Bundesrat Jürgen Weiss (ÖVP, Vorarlberg): Herr Präsident! Meine Damen und Herren! Den Ausführungen des Berichterstatters konnten Sie bereits entnehmen, daß die zur Diskussion stehende Änderung der Geschäftsordnung einige Klarstellungen bringt, die die Handhabung der Geschäftsordnung in der Praxis erleichtern sollen. Es ist ein gutes Zeichen für die Zusammenarbeit im Bundesrat, daß auf erkannten Änderungsbedarf rasch reagiert wird, ohne das mit anderen Fragen zu junktimieren.

Der Hauptteil des Antrages stärkt die Verbindung des Bundesrates mit den Ländern. Der jeweilige Landeshauptmann kann auch von sich aus und nicht nur im Rahmen der vorgegebenen Tagesordnung Anliegen zur Diskussion stellen. In welcher Weise das künftig über rein protokollarische Höflichkeit hinaus genutzt wird, wird auch maßgeblich für den künftigen Einfluß des Bundesrates sein.

Die Bundesverfassung beschreibt die Stellung des Bundesrates in der Bundesgesetzgebung, ohne damit ausdrücklich eine bestimmte Aufgabe zu verbinden. Der Bundesrat ist also zunächst einmal zweite Kammer der Bundesgesetzgebung im allgemeinen Sinne, sozusagen die Verkörperung des Vier-Augen-Prinzips und Ausdruck der Gewaltenteilung auch in der Gesetzgebung selbst. Wir alle wissen, daß auch unter dem Gesichtspunkt der zweiten Kammer und ihrer Stellung unsere Befugnisse schwächer sind als die nahezu aller anderen zweiten Kammern der Parlamente anderer Staaten, gleich, welcher Staatsform sie sich bedienen.
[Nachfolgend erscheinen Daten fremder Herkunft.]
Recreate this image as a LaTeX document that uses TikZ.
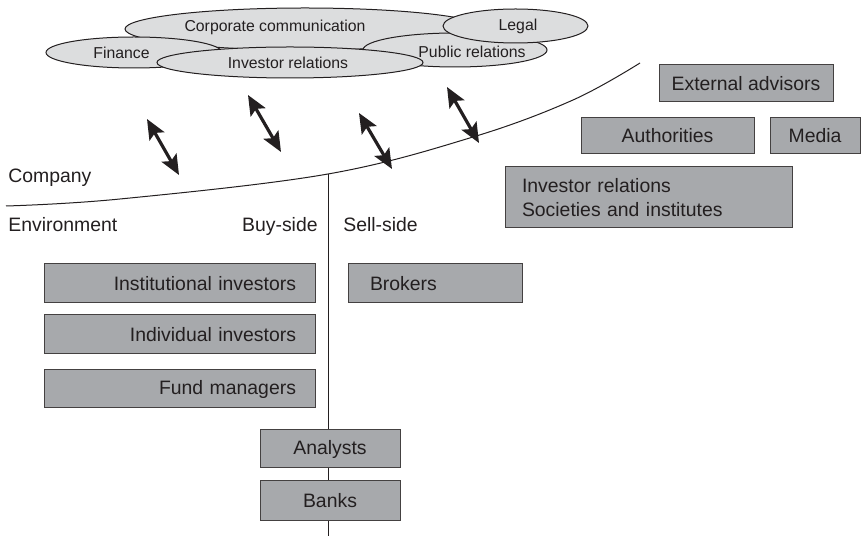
\documentclass[tikz,border=0pt]{standalone}
\usepackage{fontspec}
\setmainfont{Liberation Sans}
\usetikzlibrary{shapes.geometric,arrows.meta}
\definecolor{ellgray}{HTML}{DCDDDE}
\definecolor{boxgray}{HTML}{A7A9AC}
\definecolor{ink}{HTML}{231F20}
\newcommand{\boxfont}{\fontsize{9.7}{12}\selectfont}
\newcommand{\ellfont}{\fontsize{7.9}{9.5}\selectfont}

\begin{document}
\begin{tikzpicture}[x=0.5pt,y=-0.5pt,
  unit/.style={ellipse,draw=ink,fill=ellgray,line width=0.5pt,inner sep=0pt},
  panel/.style={rectangle,draw=ink!85,fill=boxgray,line width=0.5pt,inner ysep=0pt,font=\boxfont,text=ink},
  tag/.style={font=\boxfont,text=ink,inner sep=0pt},
  link/.style={line width=1.6pt,draw=ink,{Stealth[length=10pt,width=8.5pt,inset=2pt]}-{Stealth[length=10pt,width=8.5pt,inset=2pt]}},
  every label/.style={font=\ellfont,text=ink,inner sep=0pt}]
  \useasboundingbox (0,0) rectangle (862,539);
  % functions inside the company
  \node[unit,minimum width=180pt,minimum height=21pt,label={[xshift=-15pt,yshift=1pt]center:Corporate communication}] (corp) at (305,29) {};
  \node[unit,minimum width=88pt,minimum height=15.5pt,label={[xshift=-6.25pt]center:Finance}] (fin) at (134,52.5) {};
  \node[unit,minimum width=92pt,minimum height=17pt,label={[xshift=8.5pt,yshift=-1pt]center:Public relations}] (pr) at (455,50) {};
  \node[unit,minimum width=72.5pt,minimum height=17pt,label={[xshift=1.25pt]center:Legal}] (legal) at (515.5,26) {};
  \node[unit,minimum width=133pt,minimum height=15.5pt,label={[xshift=-1pt]center:Investor relations}] (ir) at (290,62.5) {};
  % boundary between company and environment
  \draw[line width=0.5pt,ink] plot[smooth,tension=0.6] coordinates {(6,206) (120,199) (328,174) (473,137) (573,100) (640,63)};
  \coordinate (split) at (328,174);
  \coordinate (foot) at (328,536);
  \draw[line width=0.5pt,ink] (split) -- (foot);
  \foreach \n/\a/\b in {1/{147,119}/{179,175},2/{248,95}/{281,152},3/{359,113}/{392,169},4/{447,87}/{479,143}}{
    \coordinate (top\n) at (\a);
    \coordinate (bot\n) at (\b);
    \draw[link] (top\n) -- (bot\n);
  }
  \node[tag,anchor=base west] (company) at (8,183) {Company};
  \node[tag,anchor=base west] (environment) at (8,232) {Environment};
  \node[tag,anchor=base east] (buyside) at (318,232) {Buy-side};
  \node[tag,anchor=base west] (sellside) at (343,232) {Sell-side};
  % buy-side and sell-side
  \node[panel,minimum height=19.5pt,text width=116.5pt,inner xsep=9.5pt,align=right] (inst) at (179.5,283.5) {Institutional investors};
  \node[panel,minimum height=19.5pt,text width=116.5pt,inner xsep=9.5pt,align=right] (indiv) at (179.5,334.5) {Individual investors};
  \node[panel,minimum height=19pt,text width=116.5pt,inner xsep=9.5pt,align=right] (fund) at (179.5,389) {Fund managers};
  \node[panel,minimum height=19.5pt,text width=65pt,inner xsep=11pt,align=left] (brokers) at (435,283.5) {Brokers};
  \node[panel,minimum width=70pt,minimum height=19pt] (analysts) at (330,449) {Analysts};
  \node[panel,minimum width=70pt,minimum height=19.5pt] (banks) at (330,500.5) {Banks};
  % other parties
  \node[panel,minimum width=87pt,minimum height=18.5pt] (extadv) at (746,83.5) {External advisors};
  \node[panel,minimum width=86.5pt,minimum height=18pt] (auth) at (667.5,136) {Authorities};
  \node[panel,minimum width=45pt,minimum height=18pt] (media) at (815,136) {Media};
  \node[panel,minimum height=30.5pt,text width=126.5pt,inner xsep=8.5pt,align=left] (irsoc) at (648.5,197.5) {Investor relations\\Societies and institutes};
\end{tikzpicture}
\end{document}
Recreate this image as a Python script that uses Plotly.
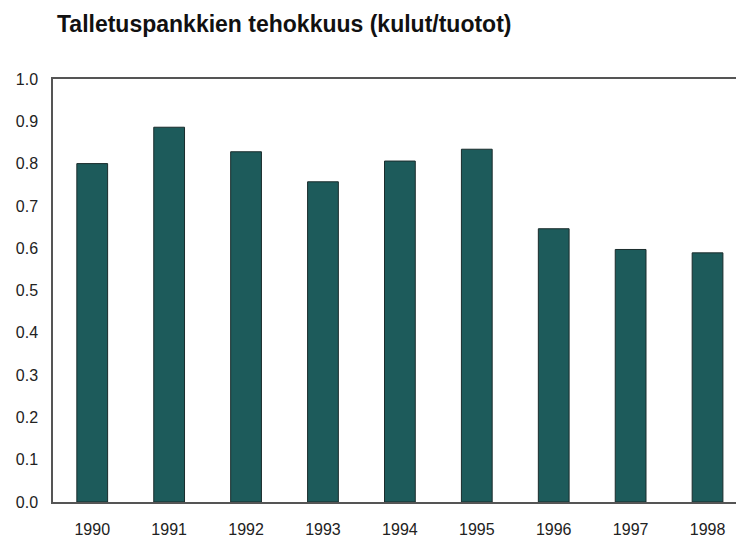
import plotly.graph_objects as go

years = ["1990", "1991", "1992", "1993", "1994", "1995", "1996", "1997", "1998"]
ratio = [0.80, 0.886, 0.828, 0.757, 0.806, 0.834, 0.646, 0.597, 0.589]
y_ticks = [0.0, 0.1, 0.2, 0.3, 0.4, 0.5, 0.6, 0.7, 0.8, 0.9, 1.0]
title_text = "Talletuspankkien tehokkuus (kulut/tuotot)"

fig = go.Figure(
    go.Bar(
        x=years,
        y=ratio,
        width=0.40,
        marker=dict(color="#1d5b5b", line=dict(color="#1a2c2c", width=1)),
    )
)

fig.update_layout(
    width=736,
    height=538,
    margin=dict(l=53, r=0, t=79, b=36),
    paper_bgcolor="white",
    plot_bgcolor="white",
    showlegend=False,
    font=dict(family="Liberation Sans, Arial, sans-serif", color="#222"),
    title=dict(
        text="<b>" + title_text + "</b>",
        x=57 / 736,
        xref="container",
        xanchor="left",
        y=1 - 24 / 538,
        yref="container",
        yanchor="middle",
        font=dict(size=23, color="#111"),
    ),
)

fig.update_xaxes(
    type="category",
    range=[-0.51, 8.37],
    showline=True,
    linecolor="#555",
    linewidth=1.5,
    mirror=True,
    ticks="",
    showgrid=False,
    tickfont=dict(size=16, color="#222"),
    ticklabelstandoff=12,
)
fig.update_yaxes(
    range=[0, 1.0],
    tickvals=y_ticks,
    ticktext=[f"{v:.1f}" for v in y_ticks],
    showline=True,
    linecolor="#555",
    linewidth=1.5,
    mirror=False,
    ticks="",
    showgrid=False,
    zeroline=False,
    tickfont=dict(size=16, color="#222"),
    ticklabelstandoff=10,
)

fig.write_html(
    "out.html",
    config={"displayModeBar": False},
    post_script="document.body.style.margin='0';document.body.style.overflow='hidden';",
)
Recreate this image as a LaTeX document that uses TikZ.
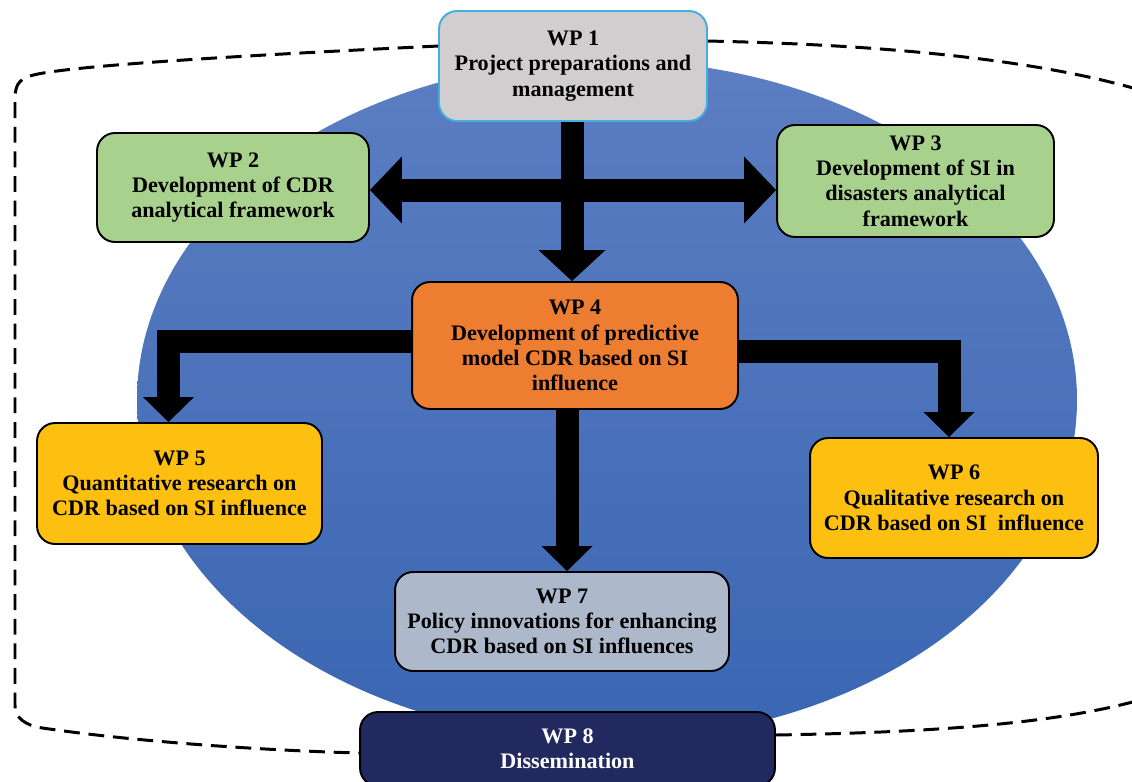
\documentclass[tikz,border=0pt]{standalone}
\usepackage{fontspec}
\setmainfont{Liberation Serif}
\usetikzlibrary{arrows.meta,calc}
\definecolor{wpgray}{RGB}{208,206,206}
\definecolor{wpcyan}{RGB}{68,174,222}
\definecolor{wpgreen}{RGB}{169,209,142}
\definecolor{wporange}{RGB}{237,125,49}
\definecolor{wpgold}{RGB}{253,191,16}
\definecolor{wpslate}{RGB}{173,185,202}
\definecolor{wpnavy}{RGB}{33,41,94}
\definecolor{ovaltop}{RGB}{92,126,194}
\definecolor{ovalbottom}{RGB}{58,102,178}

\begin{document}
\begin{tikzpicture}[x=0.02cm,y=-0.02cm,
  wp/.style={draw=black,line width=1.1pt,rounded corners=0.36cm,align=center,inner sep=0pt,
    font=\fontsize{12.6}{14.4}\selectfont\bfseries},
  flow/.style={line width=0.46cm,line join=miter},
  bighead/.style={-{Triangle[width=1.34cm,length=0.62cm,line width=0pt]}},
  smallhead/.style={-{Triangle[width=1.02cm,length=0.5cm,line width=0pt]}},
  loopline/.style={line width=1.7pt,dash pattern=on 9pt off 5pt}]
  \useasboundingbox (0,0) rectangle (1132,781);
  % blue oval behind everything
  \shade[top color=ovaltop,bottom color=ovalbottom] (607,400) ellipse [x radius=470,y radius=340];

  % work packages
  \node[wp,fill=wpgray,draw=wpcyan,minimum width=5.36cm,minimum height=2.2cm] (wp1) at (573,66)
    {WP 1\\Project preparations and\\management};
  \node[wp,fill=wpgreen,minimum width=5.44cm,minimum height=2.18cm] (wp2) at (233,187.5)
    {WP 2\\Development of CDR\\analytical framework};
  \node[wp,fill=wpgreen,minimum width=5.54cm,minimum height=2.24cm] (wp3) at (915.5,181)
    {WP 3\\Development of SI in\\disasters analytical\\framework};
  \node[wp,fill=wporange,minimum width=6.52cm,minimum height=2.54cm] (wp4) at (575,345.5)
    {WP 4\\Development of predictive\\model CDR based on SI\\influence};
  \node[wp,fill=wpgold,minimum width=5.7cm,minimum height=2.42cm] (wp5) at (179.5,483.5)
    {WP 5\\Quantitative research on\\CDR based on SI influence};
  \node[wp,fill=wpgold,minimum width=5.76cm,minimum height=2.4cm] (wp6) at (954,498)
    {WP 6\\Qualitative research on\\CDR based on SI\ \ influence};
  \node[wp,fill=wpslate,minimum width=6.68cm,minimum height=1.98cm] (wp7) at (562,621.5)
    {WP 7\\Policy innovations for enhancing\\CDR based on SI influences};
  \node[wp,fill=wpnavy,text=white,minimum width=8.3cm,minimum height=1.48cm] (wp8) at (567.5,749)
    {WP 8\\Dissemination};

  % block arrows
  \coordinate (hub) at (572,190);
  \coordinate (drop) at ($(wp4.south)+(-8,0)$);
  \draw[flow,bighead] (wp1.south -| hub) -- (wp4.north -| hub);
  \draw[flow,{Triangle[width=1.34cm,length=0.64cm,line width=0pt]}-{Triangle[width=1.34cm,length=0.64cm,line width=0pt]}]
    (wp2.east |- hub) -- (wp3.west |- hub);
  \draw[flow,smallhead] ($(wp4.west)+(0,-4)$) -| ($(wp5.north)+(-11,0)$);
  \draw[flow,smallhead] ($(wp4.east)+(0,6)$) -| ($(wp6.north)+(-5,0)$);
  \draw[flow,smallhead] (drop) -- (drop |- wp7.north);

  % dashed loop round the project
  \coordinate (offtop) at (1140,90);
  \coordinate (offlow) at (1140,700);
  \draw[loopline] ($(wp1.north west)+(0,36)$) .. controls (250,55) and (60,66) .. (30,76)
    .. controls (18,80) and (15,86) .. (15,100) -- (15,705)
    .. controls (15,715) and (20,722) .. (36,727)
    .. controls (120,740) and (250,750) .. ($(wp8.west)+(0,4)$);
  \draw[loopline] ($(wp1.north east)+(0,31)$) .. controls (850,44) and (1020,55) .. (offtop);
  \draw[loopline] ($(wp8.east)+(0,-14)$) .. controls (950,732) and (1060,722) .. (offlow);
\end{tikzpicture}
\end{document}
In einem einzigen Punkt sind wir völlig gleichberechtigt mit dem Nationalrat, was die Wirksamkeit unserer Beschlüsse und die Gleichwertigkeit der Einflußnahme betrifft, nämlich dort, wo Verfassungsänderungen die Zuständigkeiten der Länder einschränken würden.

Wenn wir uns fragen, ob wir den mit dem Vier-Augen-Prinzip üblicherweise verbundenen Erwartungen gerecht werden, müssen wir, glaube ich, zur Kenntnis nehmen, daß es in Österreich in der Bevölkerung, in den Ländern, auch in den Gemeinden, vielfältige Kritik an der Tätigkeit des Bundesgesetzgebers gibt.